• RECORD LIST:

+===+

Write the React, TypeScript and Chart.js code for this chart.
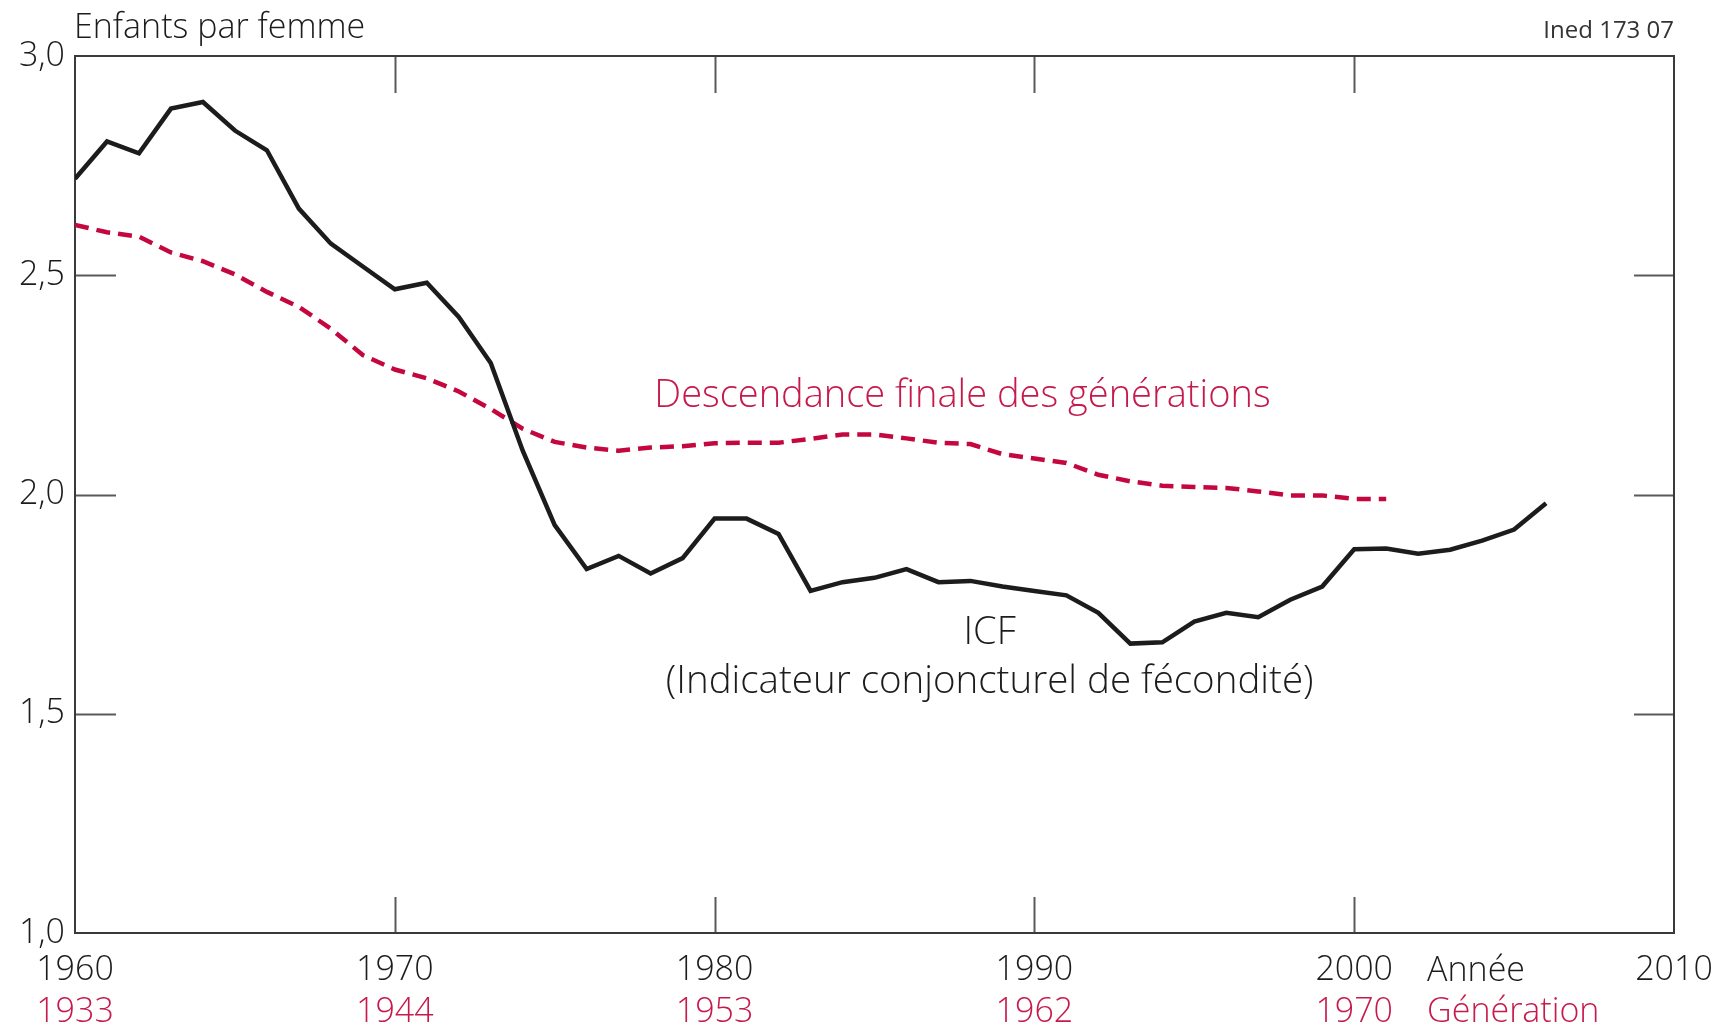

+===+

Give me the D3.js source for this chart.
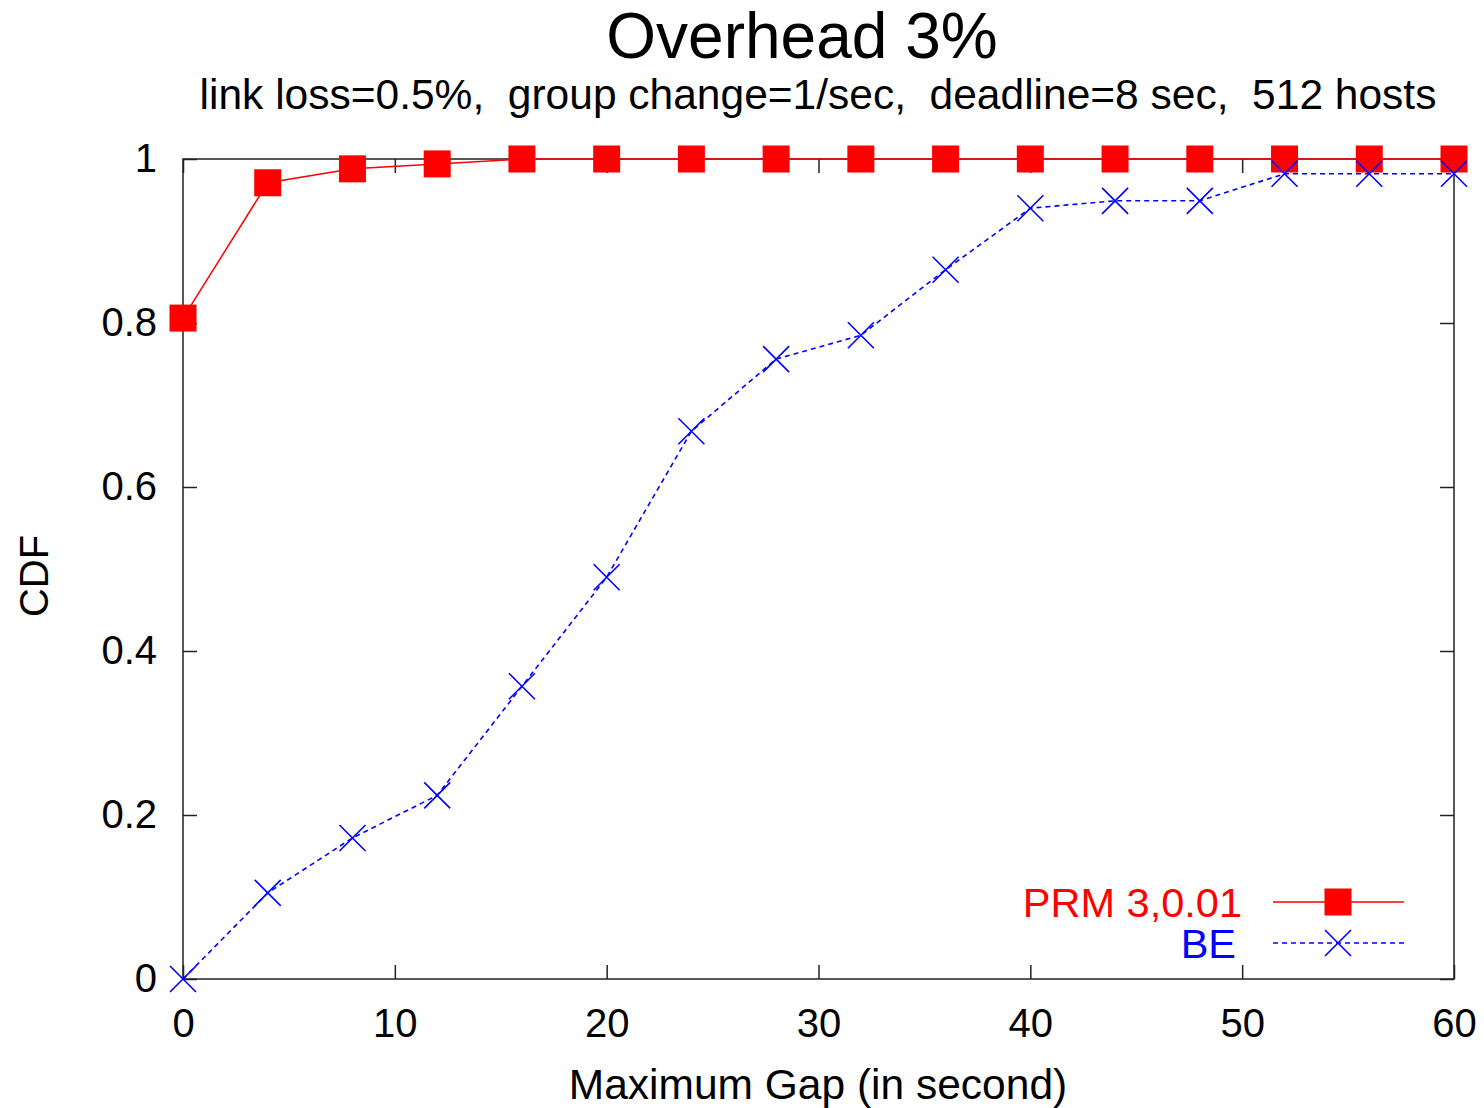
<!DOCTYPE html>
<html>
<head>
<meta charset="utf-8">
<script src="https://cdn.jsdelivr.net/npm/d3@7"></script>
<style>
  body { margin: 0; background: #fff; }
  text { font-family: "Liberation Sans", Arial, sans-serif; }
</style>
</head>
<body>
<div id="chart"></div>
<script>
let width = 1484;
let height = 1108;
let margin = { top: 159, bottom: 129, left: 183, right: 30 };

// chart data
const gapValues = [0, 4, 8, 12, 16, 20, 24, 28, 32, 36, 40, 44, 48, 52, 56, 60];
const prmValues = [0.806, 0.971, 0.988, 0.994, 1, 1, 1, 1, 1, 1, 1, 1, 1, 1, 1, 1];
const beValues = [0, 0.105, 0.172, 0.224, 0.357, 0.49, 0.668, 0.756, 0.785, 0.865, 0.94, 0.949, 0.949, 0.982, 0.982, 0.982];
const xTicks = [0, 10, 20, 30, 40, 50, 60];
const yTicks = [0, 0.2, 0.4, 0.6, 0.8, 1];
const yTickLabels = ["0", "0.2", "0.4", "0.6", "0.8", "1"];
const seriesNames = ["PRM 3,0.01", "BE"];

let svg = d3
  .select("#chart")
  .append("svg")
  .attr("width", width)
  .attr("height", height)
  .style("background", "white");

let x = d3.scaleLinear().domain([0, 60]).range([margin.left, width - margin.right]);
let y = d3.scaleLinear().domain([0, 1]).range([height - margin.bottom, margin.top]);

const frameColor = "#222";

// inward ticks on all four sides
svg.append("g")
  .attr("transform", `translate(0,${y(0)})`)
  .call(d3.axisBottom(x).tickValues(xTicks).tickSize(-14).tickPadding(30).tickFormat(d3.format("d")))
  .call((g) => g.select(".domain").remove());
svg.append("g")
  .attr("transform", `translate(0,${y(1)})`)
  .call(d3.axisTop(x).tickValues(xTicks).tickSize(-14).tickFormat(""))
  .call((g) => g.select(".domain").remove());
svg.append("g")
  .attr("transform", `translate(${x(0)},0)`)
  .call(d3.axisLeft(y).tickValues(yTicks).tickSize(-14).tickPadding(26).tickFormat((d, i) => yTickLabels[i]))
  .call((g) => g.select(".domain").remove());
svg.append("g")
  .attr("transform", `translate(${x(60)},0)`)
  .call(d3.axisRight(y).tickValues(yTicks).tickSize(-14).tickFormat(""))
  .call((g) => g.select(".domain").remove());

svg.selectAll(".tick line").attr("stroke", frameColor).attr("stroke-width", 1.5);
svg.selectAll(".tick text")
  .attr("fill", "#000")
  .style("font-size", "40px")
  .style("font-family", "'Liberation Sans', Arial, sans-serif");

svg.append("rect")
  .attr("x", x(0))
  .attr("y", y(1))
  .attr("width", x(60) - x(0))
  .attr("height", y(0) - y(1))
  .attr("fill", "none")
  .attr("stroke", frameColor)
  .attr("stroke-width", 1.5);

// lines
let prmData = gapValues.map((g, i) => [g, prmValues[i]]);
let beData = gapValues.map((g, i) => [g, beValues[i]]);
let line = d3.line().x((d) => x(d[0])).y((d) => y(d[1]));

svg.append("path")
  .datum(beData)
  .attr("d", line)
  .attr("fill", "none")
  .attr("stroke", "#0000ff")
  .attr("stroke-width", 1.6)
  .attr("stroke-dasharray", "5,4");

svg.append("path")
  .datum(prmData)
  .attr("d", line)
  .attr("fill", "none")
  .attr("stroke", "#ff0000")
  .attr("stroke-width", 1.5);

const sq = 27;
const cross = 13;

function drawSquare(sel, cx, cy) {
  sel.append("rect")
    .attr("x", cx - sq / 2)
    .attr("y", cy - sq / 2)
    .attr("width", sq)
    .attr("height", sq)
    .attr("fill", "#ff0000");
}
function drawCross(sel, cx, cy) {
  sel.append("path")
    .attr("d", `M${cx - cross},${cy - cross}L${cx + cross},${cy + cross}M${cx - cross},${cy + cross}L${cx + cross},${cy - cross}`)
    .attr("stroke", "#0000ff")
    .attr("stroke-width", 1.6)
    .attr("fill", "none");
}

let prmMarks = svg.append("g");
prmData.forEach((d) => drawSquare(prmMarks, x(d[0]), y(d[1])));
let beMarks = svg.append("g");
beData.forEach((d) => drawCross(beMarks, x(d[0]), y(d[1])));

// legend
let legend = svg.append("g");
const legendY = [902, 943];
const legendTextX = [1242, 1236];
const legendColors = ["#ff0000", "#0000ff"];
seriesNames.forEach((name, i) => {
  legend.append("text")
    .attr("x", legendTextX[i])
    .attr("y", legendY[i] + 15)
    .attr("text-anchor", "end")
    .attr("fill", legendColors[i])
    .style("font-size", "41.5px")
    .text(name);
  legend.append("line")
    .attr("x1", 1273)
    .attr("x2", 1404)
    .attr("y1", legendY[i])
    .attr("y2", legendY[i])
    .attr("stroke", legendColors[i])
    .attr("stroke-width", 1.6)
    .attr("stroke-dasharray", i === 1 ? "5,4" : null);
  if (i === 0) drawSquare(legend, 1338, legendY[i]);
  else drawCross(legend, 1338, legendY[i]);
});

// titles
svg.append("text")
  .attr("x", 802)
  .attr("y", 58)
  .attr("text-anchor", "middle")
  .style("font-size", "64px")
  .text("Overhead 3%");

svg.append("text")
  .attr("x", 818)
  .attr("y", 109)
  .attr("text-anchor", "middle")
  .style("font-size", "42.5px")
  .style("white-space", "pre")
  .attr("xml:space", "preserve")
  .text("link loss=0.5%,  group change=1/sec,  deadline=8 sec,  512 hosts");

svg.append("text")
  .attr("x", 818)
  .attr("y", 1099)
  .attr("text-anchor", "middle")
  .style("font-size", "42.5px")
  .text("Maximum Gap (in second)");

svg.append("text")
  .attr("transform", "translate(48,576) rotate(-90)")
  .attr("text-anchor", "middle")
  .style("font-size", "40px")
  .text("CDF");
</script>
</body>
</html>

+===+

• INSTRUCTIONS TO FOLLOW:
Show all lines in the entries above where the string "chart" appears.

• THE OUTPUT:
Write the React, TypeScript and Chart.js code for this chart.
Give me the D3.js source for this chart.
<div id="chart"></div>
// chart data
  .select("#chart")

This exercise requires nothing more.